Cześć wszystkim postanowiłam tu poprosić o pomoc ponieważ od dłuższego czasu śledzę forum i wiem że użytkowniczki zawsze służą pomocą i radą. Nie jestem zwolenniczką pisania o swoich problemach ale ze względu na brak doświadczenia i obiektywnego spojrzenia zdecydowałam się przełamać. Z góry przepraszam za błędy ponieważ jest to mój pierwszy post.
W ramach wprowadzenia, obecnie jestem w 3 letnim związku z Ł. Znamy się około 4 lat i pomimo tego że zaczęliśmy wspólny związek jako dzieciaki do tej pory był to dobry stały związek z miłością(on jest 3 lata starszy). Jak w każdym związku były oczywiście też lepsze i gorsze chwile, ale nie było nigdy żadnego dramatu.Obecnie od 3 miesiąca życia mieszkam z dziadkiem ponieważ moja matka porzuciła mnie gdy byłam dzieckiem z powodu rozwijającej się firmy i wróciła po 10 latach kiedy razem z ojcem zbankrutowali. W tej chwili mieszka piętro niżej razem z bratem i starszą siostrą.
No więc dokładnie w niedziele mam 18 urodziny, dla większości nastolatków to super przeżycie, imprezy itp.. a ja zostałam zmuszona przez matkę do pozostania w domu (to bardzo skomplikowana sytuacja której nie ma sensu to opisywać).
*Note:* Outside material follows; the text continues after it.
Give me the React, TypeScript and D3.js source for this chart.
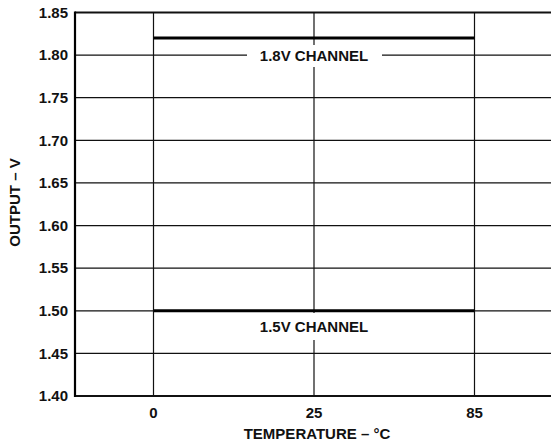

Ogólnie nie mam z nią dobrych kontaktów i pomimo wielu prób dogadania się z nią po prostu się nie dało.Ponieważ jest człowiekiem który widzi tylko swoje zdanie które zazwyczaj jest absurdalne i nie prawdziwe od kiedy wróciła, sprawia mi ciągle przykrość i robi na złość.
Wracając do setna sprawy.
Przedwczoraj zeszłam na dół zgrać filmy z komputera brata i przypadkowo usłyszałam rozmowę mojej matki.
W dużym skrócie wynikało z niej że:
- nie wie ile mam lat i w jakim miesiącu mam urodziny
- myślała że chodzę do liceum a nie do technikum
- kiedy już się dowiedziała że w niedziele kończę 17 lat powiedziała że nie będzie sobie zawracała głowy takimi bzdurami( dodam że ostatni raz złożyła mi życzenia urodzinowe 4 lata temu)
- powiedziała że ma swoje problemy i w dup**e to że mam urodziny i nie będzie traciła czasu na składanie jakiś życzeń.
Pomimo tego że widuję ją na co dzień i często słyszę jakieś przykre rzeczy z jej strony to, to bardzo mnie to zabolało.
Szczerze to już dano nie czułam się tak skrzywdzona. Nie jestem osobą wylewną i nawet Ł. rzadko mówię o wszystkich moich problemach ale tym razem miałam po prostu potrzebę jak nigdy wcześniej wygadać się mu, wyżalić ... Czekałam cały dzień żeby porozmawiać i kiedy w końcu wrócił i zaczęłam opowiadać o tym jak się czuje i co zaszło miałam wrażenie że go to denerwuje..
Kiedy mówiłam wziął sobie laptopa i coś na nim ciagle robił nie poświęcając mi 100% uwagi, kiedy opowiadałam on mówił ciągle tylko 'mniej wyj***ane" jakby nie było go stać na coś innego... w końcu gdy z 7 razy powiedział "miej wyj**" zaczął porównywać moją sytuację do swojej przerywając mi co chwile aż w końcu powiedział coś w stylu:
"Eliza przestań wyjeżdżać ciągle z czymś nowym, nie mów o tym i nie rób z siebie ofiary nie dołuj się i skończ temat" .... potem poszło szybko powiedziałam w prost że się na nim zawiodłam on potem mówił ciągle teksty w stylu tego wyżej i co najlepsze na sam koniec kazał się przeprosić za to że się 'czepiam'... rozumiem żebym mu codziennie zawracała głowę sobą i swoimi problemami ale ja naprawdę rzadko się komuś zwierzam. Zawszę wolę słuchać i pomagać niż mówić o sobie... zupełnie po tym się załamałam.. miałam wrażenie że akurat kiedy go potrzebowałam to on mnie nadzwyczajnie w świecie olał.
Nie wiem co mam o tym myśleć.. na dodatek po tej sprawie jakoś specjalnie nie próbował sie ze mną skontaktować.. wczoraj się odezwał pisząc jakby nigdy nic a kiedy nie odpisywałam nawet nie zadzwonił...
Postawicie się proszę w mojej sytuacji i powiedzcie co byście zrobiły na moim miejscu? Nie mam pojęcia co robić ,, wszystko mi się teraz sypie ..... to było w środę.